図9では、LPF通過損失改善量は、光パルス幅拡張器64で付加される波長分散量に対して示してある。図9には、時間ゲート処理部62から出力される光パルス信号63'の光パルス幅が6.3 ps、13 ps及び25 psである場合について、それぞれLPF 80通過損失改善量が示してある。横軸は、光パルス幅拡張器64で付加される波長分散量をps/nm単位で目盛って示してある。縦軸は、LPF通過損失改善量をdBで目盛って示してある。ここでは、LPF 80のカットオフ周波数を469 MHz、LPF 80から出力される電気パルス信号81'のデューティー比は、50%であると仮定して計算してある。
図9によれば、例えば、光パルス幅が6.3 psである光パルス信号63'に、350 ps/nm程度の波長分散を付加して光パルス幅を200 psまで拡張してからO/E変換器76で電気パルス信号77’に変換してLPF 80の周波数帯域制限によってデューティー比を50%まで増大させた場合、光パルス幅が6.3 psである光パルス信号63'を直接O/E変換器76で電気パルス信号77'に変換してLPF 80の周波数帯域制限によってデューティー比を50%まで増大させた場合と比較して、LPF通過損失は15 dB改善されることが分かる。

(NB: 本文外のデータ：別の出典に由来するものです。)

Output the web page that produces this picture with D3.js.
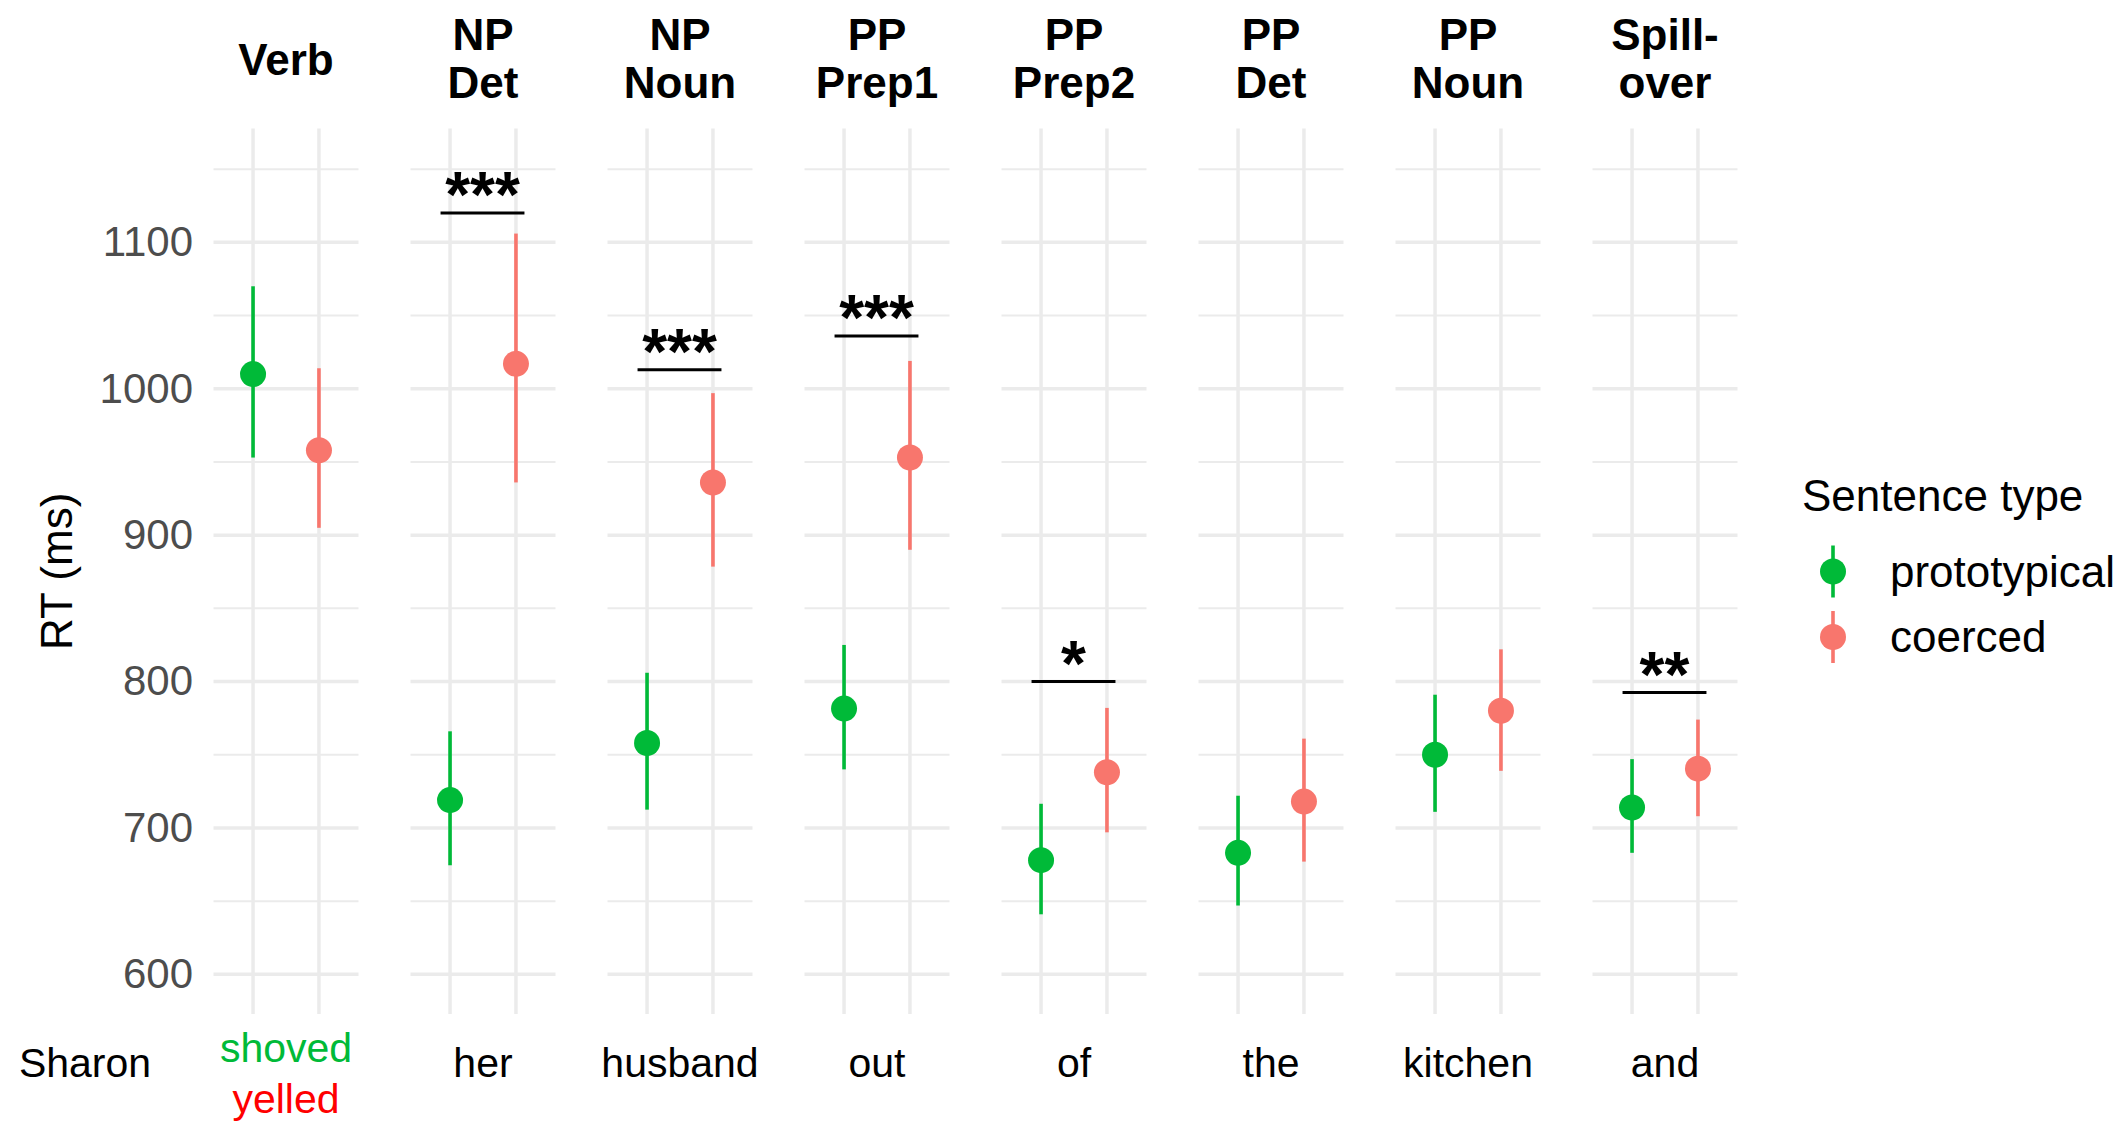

光パルス幅拡張器64によって光パルス幅を拡張してからデューティー比を増大させる場合には、光パルス幅拡張器64を利用しないでデューティー比を増大させる場合には存在しない光パルス幅拡張器64の通過損失が2〜3 dB存在する。しかしながら、この光パルス幅拡張器64の通過損失である2〜3 dBの損失量を考慮しても、最終的には、光パルス幅拡張器64を利用しなかった場合と比較して12 dB以上の損失改善が見込まれることが分かる。
すなわち、上述したように、波長分散を付加して光パルス幅を拡張する手段をとることによって、LPF通過損失改善量が15 dB得られることから、光パルス幅拡張器64の通過損失である2〜3 dBの損失量を考慮しても、15 dB−3 dB=12 dBであるから、12 dB以上の損失改善が見込まれる。
以上検討したように、光パルス信号あるいは電気パルス信号は、O/E変換器やLPFといった電子素子の周波数帯域による制限を受けると、その周波数帯域に応じてパルス幅が広げられる。しかしながら、信号成分のうち電子素子の周波数帯域を外れた信号成分は遮断されてしまうため、信号パワーは減少する。すなわち、電子素子の周波数帯域を低く設定するほど信号のパルス幅を広げて信号のデューティー比を高くすることが可能であるが、信号のパワーの損失もそれに応じて増大する。
この発明のOCDM送受信装置によれば、時間ゲートから出力される光パルス信号の形態である自己相関信号を、光パルス幅拡張器によって、そのデューティー比を増大させる構成となっている。光パルス幅拡張器を通過する際に発生する信号のパワー損失は、上述のように、電子素子の周波数帯域制限における信号のパワー損失に比べて十分小さい。
以上説明した様に、この発明のOCDM送受信装置は、受信側において復号化されて生成される自己相関信号の光パルスの時間幅が狭くとも、パワー損失をほとんど伴わないで、自己相関信号のパワー損失が極めて小さい状態で、自己相関信号の光パルスの時間幅を拡張させることが可能である。そして、自己相関信号の光パルスの時間幅を拡張させることによって、自己相関信号を受信信号として正しく認識することが可能となる。